Labour / Le Travail
Issue 86 (2020)

Reviews / Comptes rendus

Alex Rosenblat, Uberland: How Algorithms are Rewriting the Rules of Work (University of California Press 2018)

Uberland is at its core, a chronology of the work experiences and working conditions of Uber drivers across the United States and Canada. Yet, through the myriad of these drivers’ accounts, Alex Rosenblat goes deeper, unpacking the faulty foundations and hustle of gig work, post-capitalism and the advent and exploitation of employment within the digital economy. The book features Rosenblat’s ethnographic experiences of being an Uber passenger, riding over 5,000 miles across twenty-five cities in the United States and Canada over the span of four years, as well as her netnographic experiences of visiting driver forums daily, and action research advocacy, that placed her in a number of meetings with senior Uber executives.

This heteroglossia, that is, multiple perspectives and voices, culminate in Uberland to narrate the ways in which technology is rewiring the American dream. Uber, the Silicon Valley tech giant, has promised to deliver freedom and flexibility through turn-key entrepreneurship where drivers can use their own vehicles, set their own schedule, and be their own boss, thanks to Uber’s digital platform and algorithmic management practices. Rosenblat examines this rhetoric of freedom and flexibility from the perspective of the drivers, noting that their motivations to drive for Uber are diverse. She uncovers various types of drivers – full-time drivers, part-time drivers, and hobby drivers and highlights the socio-economic, racial and gendered differences that catapulted each of them into this line of work in the first place. While interesting, this is on par with some of what has been uncovered in the existing scholarship on the career experiences of ride-hail drivers.

Where Rosenblat makes her mark with Uberland is by lifting the veil of Uber’s opaque management practices. She illustrates Uber’s cogent history with their Tom-and-Jerry antics, whereby Uber outruns stakeholders and regulators by narrow escape, and then charges into new markets due to regulatory technicalities and infrastructure inconsistencies. Uber’s employment arrangement is murky at best. For example, Uber positions drivers as both independent contractors and “consumers” of Uber’s technology, like their riders, rather than employees. In doing so, Uber is able to skirt paying drivers a minimum wage, among other labour laws. Though not formally acknowledged as employees, Rosenblat sheds light on the ways in which the algorithms manage and (mis-manage) drivers. She reports that Uber hires workers using background checks, vets their vehicles and in some geographies, even goes as far as to offer vehicle payment plans and loans, processes ride-hail payments, resolves driver-customer conflicts, provides bonus opportunities through surge pricing, and disciplines drivers through temporary suspensions and terminations due to inactivity, gaming the system, as well as low customer satisfaction. Uber in effect, prevents drivers from making informed decisions about how they want to do their work, using tactics such as obscuring customer’s ride destinations and capping refusal rates prevent drivers from turning down rides.

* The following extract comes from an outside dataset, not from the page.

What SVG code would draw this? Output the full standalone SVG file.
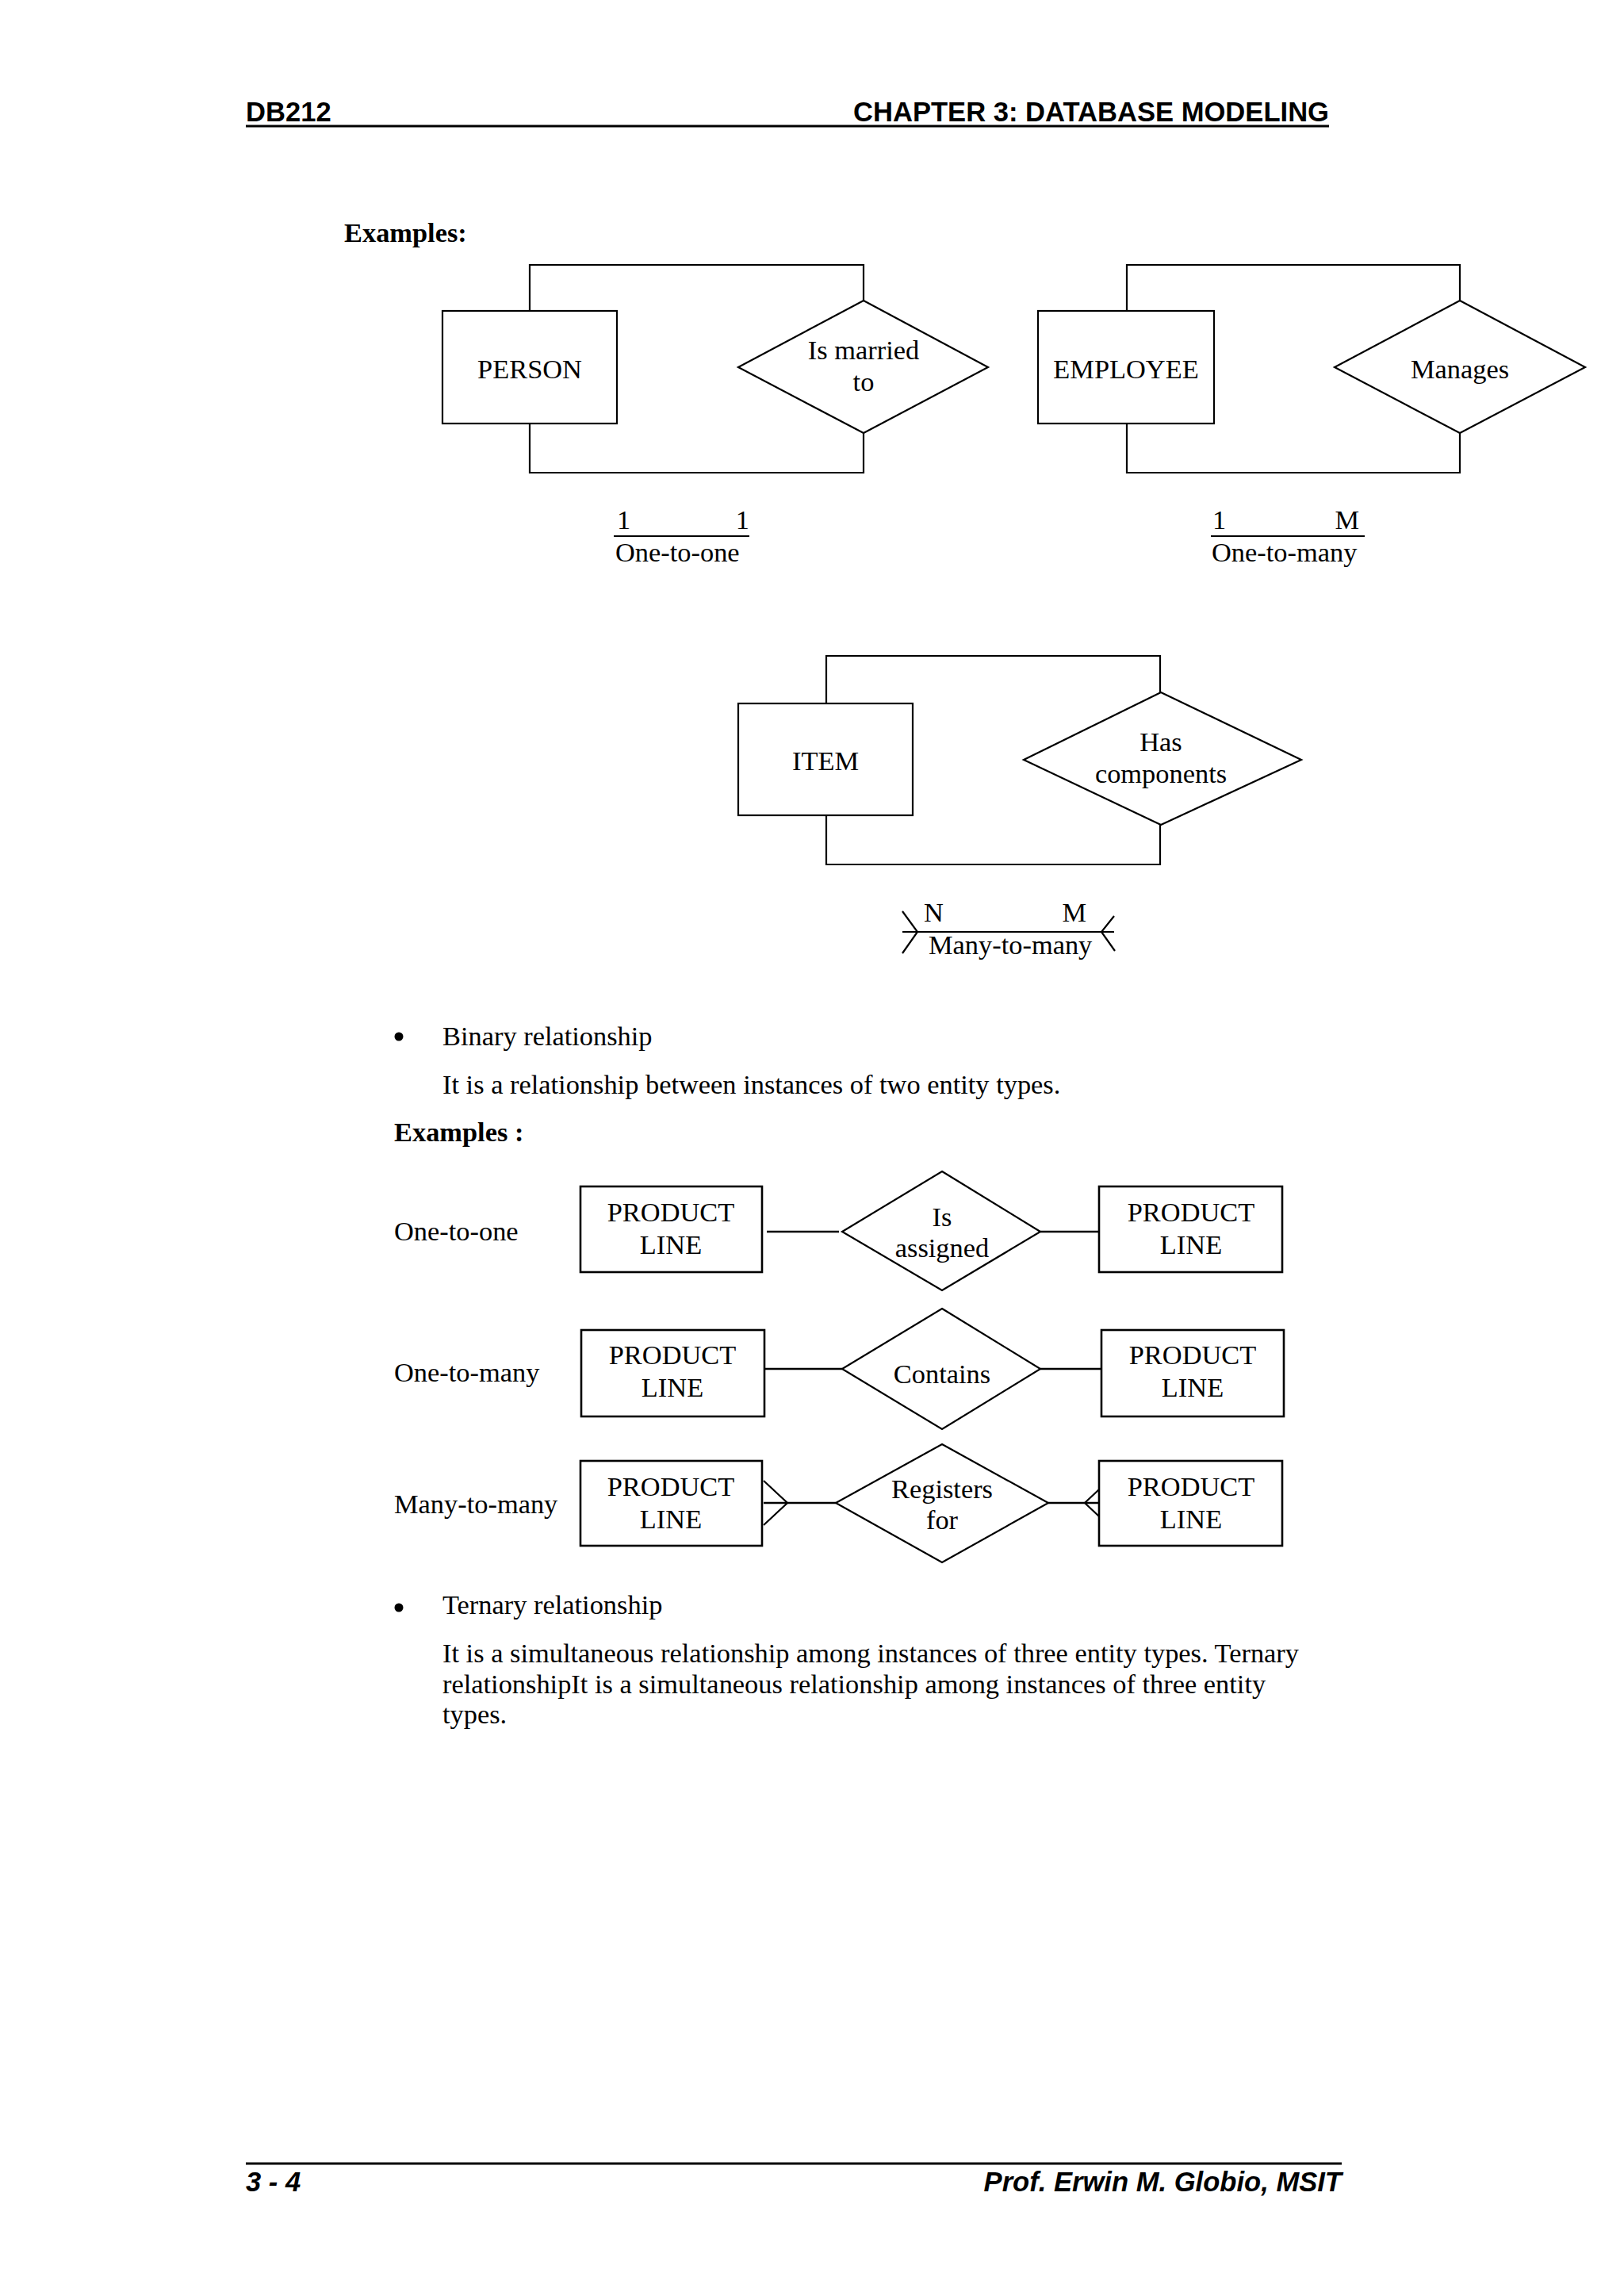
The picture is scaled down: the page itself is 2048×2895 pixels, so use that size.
<svg xmlns="http://www.w3.org/2000/svg" width="2048" height="2895" viewBox="0 0 2048 2895">
<style>
.bg{fill:#fff}
.t{font-family:"Liberation Serif","Times New Roman",serif;font-size:34.4px;fill:#000}
.c{text-anchor:middle}
.b{font-weight:bold}
.hf{font-family:"Liberation Sans",Arial,sans-serif;font-size:34.6px;font-weight:bold;fill:#000}
.i{font-style:italic}
.ent{fill:#fff;stroke:#000;stroke-width:2.2}
.ent2{fill:#fff;stroke:#000;stroke-width:2.6}
.rel{fill:#fff;stroke:#000;stroke-width:2.2}
.ln{fill:none;stroke:#000;stroke-width:2.2}
.ln2{fill:none;stroke:#000;stroke-width:2.6}
.rule{stroke:#000;stroke-width:3}
</style>
<rect class="bg" x="0" y="0" width="2048" height="2895"/>

<g id="header">
<text class="hf" x="310" y="153">DB212</text>
<text class="hf" x="1676" y="153" text-anchor="end">CHAPTER 3: DATABASE MODELING</text>
<line class="rule" x1="310" y1="159" x2="1676" y2="159"/>
</g>

<text class="t b" x="434" y="305">Examples:</text>

<g id="connectors">
<!-- PERSON recursive -->
<polyline class="ln" points="668,392 668,334 1089,334 1089,379"/>
<polyline class="ln" points="668,534 668,596 1089,596 1089,546"/>
<!-- EMPLOYEE recursive -->
<polyline class="ln" points="1421,392 1421,334 1841,334 1841,379"/>
<polyline class="ln" points="1421,534 1421,596 1841,596 1841,546"/>
<!-- ITEM recursive -->
<polyline class="ln" points="1042,887 1042,827 1463,827 1463,873"/>
<polyline class="ln" points="1042,1028 1042,1090 1463,1090 1463,1040"/>
<!-- row 1 -->
<line class="ln2" x1="967" y1="1553" x2="1058" y2="1553"/>
<line class="ln2" x1="1312" y1="1553" x2="1386" y2="1553"/>
<!-- row 2 -->
<line class="ln2" x1="964" y1="1726" x2="1062" y2="1726"/>
<line class="ln2" x1="1312" y1="1726" x2="1389" y2="1726"/>
<!-- row 3 -->
<line class="ln2" x1="963" y1="1895" x2="1054" y2="1895"/>
<polyline class="ln" points="963,1867 993,1895 963,1923"/>
<line class="ln2" x1="1322" y1="1895" x2="1386" y2="1895"/>
<polyline class="ln" points="1386,1878 1368,1895 1386,1912"/>
</g>

<g id="person">
<rect class="ent" x="558" y="392" width="220" height="142"/>
<text class="t c" x="668" y="477">PERSON</text>
</g>
<g id="is-married-to">
<polygon class="rel" points="1089,379 1246,463 1089,546 931,463"/>
<text class="t c" x="1089" y="453">Is married</text>
<text class="t c" x="1089" y="493">to</text>
</g>
<g id="card-one-to-one">
<text class="t" x="778" y="667">1</text>
<text class="t" x="945" y="667" text-anchor="end">1</text>
<line class="ln" x1="774" y1="676" x2="945" y2="676"/>
<text class="t" x="776" y="708">One-to-one</text>
</g>

<g id="employee">
<rect class="ent" x="1309" y="392" width="222" height="142"/>
<text class="t c" x="1420" y="477">EMPLOYEE</text>
</g>
<g id="manages">
<polygon class="rel" points="1841,379 1999,463 1841,546 1683,463"/>
<text class="t c" x="1841" y="477">Manages</text>
</g>
<g id="card-one-to-many">
<text class="t" x="1529" y="667">1</text>
<text class="t" x="1714" y="667" text-anchor="end">M</text>
<line class="ln" x1="1527" y1="676" x2="1721" y2="676"/>
<text class="t" x="1528" y="708">One-to-many</text>
</g>

<g id="item">
<rect class="ent" x="931" y="887" width="220" height="141"/>
<text class="t c" x="1041" y="971">ITEM</text>
</g>
<g id="has-components">
<polygon class="rel" points="1464,873 1641,958 1464,1040 1291,958"/>
<text class="t c" x="1464" y="947">Has</text>
<text class="t c" x="1464" y="987">components</text>
</g>
<g id="card-many-to-many">
<text class="t" x="1165" y="1162">N</text>
<text class="t" x="1370" y="1162" text-anchor="end">M</text>
<line class="ln" x1="1138" y1="1175" x2="1405" y2="1175"/>
<polyline class="ln" points="1138,1149 1157,1175 1138,1202"/>
<polyline class="ln" points="1405,1155 1389,1175 1406,1199"/>
<text class="t" x="1171" y="1203">Many-to-many</text>
</g>

<g id="binary-text">
<circle cx="503" cy="1307" r="5.5" fill="#000"/>
<text class="t" x="558" y="1318">Binary relationship</text>
<text class="t" x="558" y="1379">It is a relationship between instances of two entity types.</text>
<text class="t b" x="497" y="1439">Examples :</text>
</g>

<g id="row-labels">
<text class="t" x="497" y="1564">One-to-one</text>
<text class="t" x="497" y="1742">One-to-many</text>
<text class="t" x="497" y="1908">Many-to-many</text>
</g>

<g id="pl-1a">
<rect class="ent2" x="732" y="1496" width="229" height="108"/>
<text class="t c" x="846" y="1540">PRODUCT</text>
<text class="t c" x="846" y="1581">LINE</text>
</g>
<g id="is-assigned">
<polygon class="rel" points="1188,1477 1312,1553 1188,1627 1062,1553"/>
<text class="t c" x="1188" y="1546">Is</text>
<text class="t c" x="1188" y="1585">assigned</text>
</g>
<g id="pl-1b">
<rect class="ent2" x="1386" y="1496" width="231" height="108"/>
<text class="t c" x="1502" y="1540">PRODUCT</text>
<text class="t c" x="1502" y="1581">LINE</text>
</g>

<g id="pl-2a">
<rect class="ent2" x="733" y="1677" width="231" height="109"/>
<text class="t c" x="848" y="1720">PRODUCT</text>
<text class="t c" x="848" y="1761">LINE</text>
</g>
<g id="contains">
<polygon class="rel" points="1188,1650 1312,1726 1188,1802 1062,1726"/>
<text class="t c" x="1188" y="1744">Contains</text>
</g>
<g id="pl-2b">
<rect class="ent2" x="1389" y="1677" width="230" height="109"/>
<text class="t c" x="1504" y="1720">PRODUCT</text>
<text class="t c" x="1504" y="1761">LINE</text>
</g>

<g id="pl-3a">
<rect class="ent2" x="732" y="1842" width="229" height="107"/>
<text class="t c" x="846" y="1886">PRODUCT</text>
<text class="t c" x="846" y="1927">LINE</text>
</g>
<g id="registers-for">
<polygon class="rel" points="1188,1821 1322,1895 1188,1970 1054,1895"/>
<text class="t c" x="1188" y="1889">Registers</text>
<text class="t c" x="1188" y="1928">for</text>
</g>
<g id="pl-3b">
<rect class="ent2" x="1386" y="1842" width="231" height="107"/>
<text class="t c" x="1502" y="1886">PRODUCT</text>
<text class="t c" x="1502" y="1927">LINE</text>
</g>

<g id="ternary-text">
<circle cx="503" cy="2027" r="5.5" fill="#000"/>
<text class="t" x="558" y="2035">Ternary relationship</text>
<text class="t" x="558" y="2096">It is a simultaneous relationship among instances of three entity types. Ternary</text>
<text class="t" x="558" y="2135">relationshipIt is a simultaneous relationship among instances of three entity</text>
<text class="t" x="558" y="2173">types.</text>
</g>

<g id="footer">
<line class="rule" x1="310" y1="2728" x2="1692" y2="2728"/>
<text class="hf i" x="310" y="2763">3 - 4</text>
<text class="hf i" x="1692" y="2763" text-anchor="end">Prof. Erwin M. Globio, MSIT</text>
</g>
</svg>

Much of what we know about Uber pertains to these faceless, algorithmic management strategies. A key contribution of Rosenblat’s work is her pursuit of understanding how drivers react and respond to these algorithmic micro-management practices. Importantly, she details how the drivers come together in online forums to voice key concerns, gain clarity on questions that they may have, learn tricks of the trade and drive collective action and change. While much has been acknowledged about Rosenblat’s probe into the way in which Uber harnesses digital prowess to control its workforce, she also critically identifies how drivers skirt the isolation propagated by their independent contractor status by relying on their own digital forums to voice their issues, gain clarity, and drive collective action and change. For example, Rosenblat shares insights from the online driver forums that detail drivers’ complaints about wage theft speculations about missing tips, neighborhood surge price irregularities, and surviving instances of abuse and harassment.

Uberland contextualizes workers’ motivations and experiences against the broader landscape of the sharing economy and post-capitalist ideology. Intended for a mass audience rather than purely an academic one, Rosenblat’s framing of the sharing economy is a shorthand rendering of the complexities of a postcapitalist economy. For all intents and purposes, Uberland is accessible to the reader and does shed some light on the socio-political mechanisms at play that might inspire someone to drive for Uber, using their own car while facing the unintended cost consequences of vehicle wear-and-tear while Uber skims off the top as a rentier in these digital transactions. In this era of precarious work and intensified digitalization, Rosenblat’s book provides a holistic account, unpacking Uber’s opaque business practices through her rigorous ethnography and investigative journalism skills, while demonstrating care and compassion towards the drivers that she spent countless hours with. It is this very juxtaposition – Uber’s sterile yet invasive algorithmic management practices alongside a humanist account, where Rosenblat gives a platform for silenced gig workers who have been denied the basic rights and benefits afforded to employees, to voice their stories that makes this book invaluable.